HDP'nin resmi internet sitesinde yer alan bilgilere göre; anayasal vatandaşlığın hak olduğunu dile getiren Akat Ata, “Statü talebimiz var. Yine söylüyorum statü talebimiz var. Statü verildikten sonra çözülen onca sorunu gördüm. Biz çözüm önermeyecek miyiz? Tek çözüm, duyulan silah sesleri mi olacak?” dedi. Akat Akat, bunları önerdikleri için kendilerine ‘terörist’ denildiğini ifade ederek, “Gültan Kışanak, ‘Gelsinler buraya hesaplaşalım’ dedi. Evet, gelsinler neden yargıyı araya koyuyorlar? Bu ülkede sistem değişikliği istemek suç mudur? Sistemin değişmesini istemek anayasal haktır. Bu dosyanın sanıkları biz değiliz; bütün itirafçıları getirip dinleyin ama bizi 6-8 Ekim suçlusu olarak bulamayacaksınız. Ben demokratik bir sistem arayışında olan bir Kürt kadınıyım. Benim için bu dava politik bir davadır” diye konuştu.

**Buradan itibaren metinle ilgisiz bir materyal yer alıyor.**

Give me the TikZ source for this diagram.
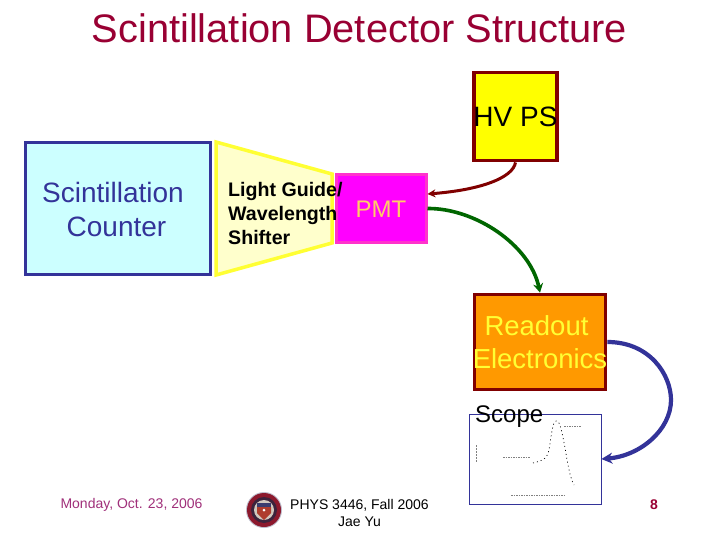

Akat Ata’dan sonra önceki dönem HDP MYK Üyesi Dilek Yağlı konuştu. Yağlı, davadaki CD’leri incelemek için kendilerine yeterli süre verilmediğini kaydederek, “Talebim iki haftalık aramızda bizi mesai saatleri dışında çıkarmalarına dair yazı yazılmasıdır” dedi.
Yağlı’dan sonra Sebahat Tuncel konuştu. TJA’nın Batman konferansını selamlayan Tuncel, “Zindanda da olsak arkadaşlarımızın konferansı bize büyük bir güç verdi” dedi. Tuncel, Jîna Mahsa Amini’nin öldürülmesine değindiği konuşmasının devamında, “Kadınlara yönelik katliam politiktir, kadınlara yönelik devlet şiddetinin farkındayız. Jîne Mahsa Amini’ye yönelik ve Türkiye’deki kadınlara yönelik şiddet aynıdır” ifadelerini kullandı. Bütün dünyanın İran’ı kınadığını ancak Türkiye’den bir kınama gelmediğine dikkat çeken Tuncel, “İstanbul Sözleşmesini kaldıran bir ülke kınayabilir mi, kınamaz.” dedi.
Kürt meselesinin sadece Kürtlerin sorunu olmadığını, bu gerçek çerçevesinde barış projesini hayata geçirmeye çalıştıklarını belirten Tuncel, konuşmasının devamında şunları söyledi:
“Bu barış projesi hayatın kendisidir. Türkiye seçimlere gidiyor, konuşulan temel konu ekonomi kriz. Bunun nedeni Kürt sorunu. Türkiye çünkü parasını silahlara veriyor. Barış meselesinin Türkiye’deki özgürlüklerle çok alakası var. Hele de kadınlarla çok alakası var. Kadınlar savaşın en katmerlisini yaşıyor. Bir dönem Meclis kürsüsünde olan kadınları siz burada yargılıyorsunuz.”